Two months, I can't believe it! I am so excited about this, cause I feel like we're over the hump-at least I hope-things will get easier over the next few months as she sleeps more at night, less during the day, has less fussy times, and engages more. I've loved many of these newborn moments, but am excited to have a little more time to myself and a little less chaos in my life. I'm sure childhood is all downhill from here! ; )

But anyway, enough about me, what's up with Cici? Well, we had her two month appointment today, [Okay, I started this a week ago and am just now getting back to it!] which was actually a bit stressful, it's just harder with 2-I had to find childcare for Evelyn (thanks Tish!) and then get her there. Cici's appointment was right at her nap time, so she didn't get barely any morning nap, which made her pretty cranky. although she did well with the Dr and nurse, but no comments about talking and smiling like at Evelyn's two month appointment. She weighs 10 pounds and 4 ounces and is 22 and a half inches long, both are right about at the 50th percentile. Evelyn was at the 90th at her 2 month, so maybe Cecilia will be small like me! Cici's head is smaller-Evelyn never fit into her hats : ) The one thing the Dr did comment on was that she is mostly sleeping through the night-he thought I was pretty lucky in regards to that, and I think so too! She slept through the night (eating at about 7:30pm, sleeping from about 9 until 6am) the last three nights, as well as all week a few weeks ago-woke up at 2am to eat last week. So we'll see. Overall everything looks great and he said she was doing really well. Then she got 3 shots, turned purple with screaming and we left. Poor thing : (

It's hard to believe that it's been two months since I gave birth to her. Some days are easier than others-she still screams a lot in the carseat, but I think it's getting better. And, she does sleep through the night, which is huge, but still has to be rocked, walked, bounced, and sung to sleep, which is really frustrating, and especially hard with a two year old running around. The days that I feel like all I do is hold her are the hardest, I just want freedom! : ) But, she is less cranky in the evenings, which helps and now that we are getting closer and closer to three months, I'm really hoping that she starts to go to sleep on her own, like Evelyn did at that age. I think she is a bit more serious than Evelyn was-she smiles at us now, it just seems like Evelyn was a bit more smiley. She is also starting to pay more attention to objects around her, which is great, because soon we can distract her with them! And, she has more awake time when she is happy and talking-not needing to eat or be put right to sleep, which is fun.

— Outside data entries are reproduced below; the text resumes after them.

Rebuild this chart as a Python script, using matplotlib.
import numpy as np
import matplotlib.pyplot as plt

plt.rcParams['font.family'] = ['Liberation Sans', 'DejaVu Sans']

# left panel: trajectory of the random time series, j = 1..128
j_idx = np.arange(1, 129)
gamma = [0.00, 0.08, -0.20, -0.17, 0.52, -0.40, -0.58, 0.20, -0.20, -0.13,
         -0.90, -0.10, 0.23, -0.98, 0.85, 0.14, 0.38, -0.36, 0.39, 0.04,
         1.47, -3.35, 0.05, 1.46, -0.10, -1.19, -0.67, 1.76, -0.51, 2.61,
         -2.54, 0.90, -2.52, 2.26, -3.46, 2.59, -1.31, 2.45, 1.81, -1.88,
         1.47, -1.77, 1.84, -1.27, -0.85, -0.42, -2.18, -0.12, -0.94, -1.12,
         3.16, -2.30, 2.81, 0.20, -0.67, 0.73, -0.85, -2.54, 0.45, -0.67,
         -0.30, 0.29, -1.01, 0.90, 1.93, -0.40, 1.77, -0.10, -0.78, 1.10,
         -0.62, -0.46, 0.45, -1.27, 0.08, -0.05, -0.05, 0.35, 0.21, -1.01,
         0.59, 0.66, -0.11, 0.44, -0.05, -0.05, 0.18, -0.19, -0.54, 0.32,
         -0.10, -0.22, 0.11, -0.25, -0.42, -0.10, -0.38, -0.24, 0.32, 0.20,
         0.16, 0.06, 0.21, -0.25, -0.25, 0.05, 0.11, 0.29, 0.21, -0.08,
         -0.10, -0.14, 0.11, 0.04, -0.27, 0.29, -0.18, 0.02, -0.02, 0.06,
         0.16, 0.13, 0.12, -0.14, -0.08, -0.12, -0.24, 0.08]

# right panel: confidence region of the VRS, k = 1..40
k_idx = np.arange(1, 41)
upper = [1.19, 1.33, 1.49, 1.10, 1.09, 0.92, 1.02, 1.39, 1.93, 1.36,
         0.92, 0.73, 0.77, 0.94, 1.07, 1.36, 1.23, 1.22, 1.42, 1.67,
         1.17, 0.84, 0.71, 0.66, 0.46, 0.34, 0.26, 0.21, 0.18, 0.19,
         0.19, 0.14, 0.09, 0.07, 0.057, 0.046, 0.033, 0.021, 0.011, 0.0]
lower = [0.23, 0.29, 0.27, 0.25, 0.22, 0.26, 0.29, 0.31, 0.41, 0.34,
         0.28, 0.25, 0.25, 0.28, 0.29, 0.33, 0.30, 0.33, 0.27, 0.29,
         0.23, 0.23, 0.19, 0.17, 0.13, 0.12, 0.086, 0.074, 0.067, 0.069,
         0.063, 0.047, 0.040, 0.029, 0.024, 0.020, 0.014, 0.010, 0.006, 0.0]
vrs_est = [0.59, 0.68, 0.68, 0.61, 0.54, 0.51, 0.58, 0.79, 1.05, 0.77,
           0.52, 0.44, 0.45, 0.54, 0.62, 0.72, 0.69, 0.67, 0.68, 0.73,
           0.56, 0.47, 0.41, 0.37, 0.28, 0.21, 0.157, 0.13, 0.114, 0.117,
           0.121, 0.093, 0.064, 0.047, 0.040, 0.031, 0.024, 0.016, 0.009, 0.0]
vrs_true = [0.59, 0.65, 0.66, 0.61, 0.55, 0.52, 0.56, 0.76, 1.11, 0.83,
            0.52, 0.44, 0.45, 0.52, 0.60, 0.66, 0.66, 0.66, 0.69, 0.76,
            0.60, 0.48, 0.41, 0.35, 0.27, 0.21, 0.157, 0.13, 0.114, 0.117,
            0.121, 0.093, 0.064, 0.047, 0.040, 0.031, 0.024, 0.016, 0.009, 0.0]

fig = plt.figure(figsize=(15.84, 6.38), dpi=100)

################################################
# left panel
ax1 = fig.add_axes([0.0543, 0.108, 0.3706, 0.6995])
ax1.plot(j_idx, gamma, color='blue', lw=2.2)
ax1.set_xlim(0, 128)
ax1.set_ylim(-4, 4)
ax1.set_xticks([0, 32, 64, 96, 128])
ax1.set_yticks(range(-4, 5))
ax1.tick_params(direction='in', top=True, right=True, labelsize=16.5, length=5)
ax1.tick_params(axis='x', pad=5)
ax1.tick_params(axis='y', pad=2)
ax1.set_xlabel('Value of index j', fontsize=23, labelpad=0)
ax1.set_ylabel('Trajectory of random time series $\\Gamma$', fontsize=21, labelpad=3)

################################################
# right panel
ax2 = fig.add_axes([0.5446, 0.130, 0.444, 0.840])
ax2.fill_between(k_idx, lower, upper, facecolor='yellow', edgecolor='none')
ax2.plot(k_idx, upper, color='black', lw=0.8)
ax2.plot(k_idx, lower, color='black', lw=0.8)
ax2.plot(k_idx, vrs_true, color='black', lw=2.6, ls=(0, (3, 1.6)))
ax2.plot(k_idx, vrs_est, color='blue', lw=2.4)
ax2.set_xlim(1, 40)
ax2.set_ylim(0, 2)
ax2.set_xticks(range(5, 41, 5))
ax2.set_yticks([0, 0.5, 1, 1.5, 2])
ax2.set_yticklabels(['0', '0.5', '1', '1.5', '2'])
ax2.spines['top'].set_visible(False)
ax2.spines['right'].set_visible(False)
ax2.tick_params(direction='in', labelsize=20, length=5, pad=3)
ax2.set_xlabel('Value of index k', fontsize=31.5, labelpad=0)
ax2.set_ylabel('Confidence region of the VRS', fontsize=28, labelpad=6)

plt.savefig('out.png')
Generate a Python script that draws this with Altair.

I feel like we've adjusted fairly well as a family over the last few months. Evelyn handles being a big sister very nicely-she wants to involved and loves her little sister, no resentment yet. She is still a bit clingy with me and we have problems when I'm trying to nurse Cici or put her to sleep and Evelyn uses that opportunity to get into anything and everything-but mostly Evelyn does really well. Bard of course is a great help and often walks in the door from work, changes Cici's diaper and then helps with dinner, putting Evelyn to bed and cleaning up before even really getting a chance to sit down. I'm doing well overall, I just seem to have a much shorter fuse than normal. I need to keep reminding myself that this time will go by quickly and I will regain some sense of normalcy within just a few months-a little more sleep, being able to go out by myself easier, and/or with Bard, not constantly caring for a baby, being able to take walks, and enjoying Cici as she engages more. It's just hard to remind myself of that when I'm in the middle of a stressful moment-it doesn't seem to matter that there is a light at the end of the tunnel, cause I'm stuck in the tunnel! I've discovered the stressful times of day: 6:30-8:30am (breakfast, getting dressed, and cleaning up for all of us) 11:30am-2pm (lunches and naps for everyone), and then from 5-9pm (dinner, nap for Cici, bedtime for Evelyn, last feeding and bedtime for Cici.) So, if I'm awake from 6am-10pm, then half the time is fine, I just have to remember that when I feel like screaming because Evelyn has peed on the floor, slipped and fell in it, I'm getting lunch and Cici is screaming because she wants to eat. Oh yes, G-L-A-M-O-R-O-U-S, sing it Fergie!

Just a few more weeks until I go back to work, so while that will be a huge adjustment, I think we will all be ready for it and just like everything else, try to be flexible, take one day at a time, and keep on, keepin' on!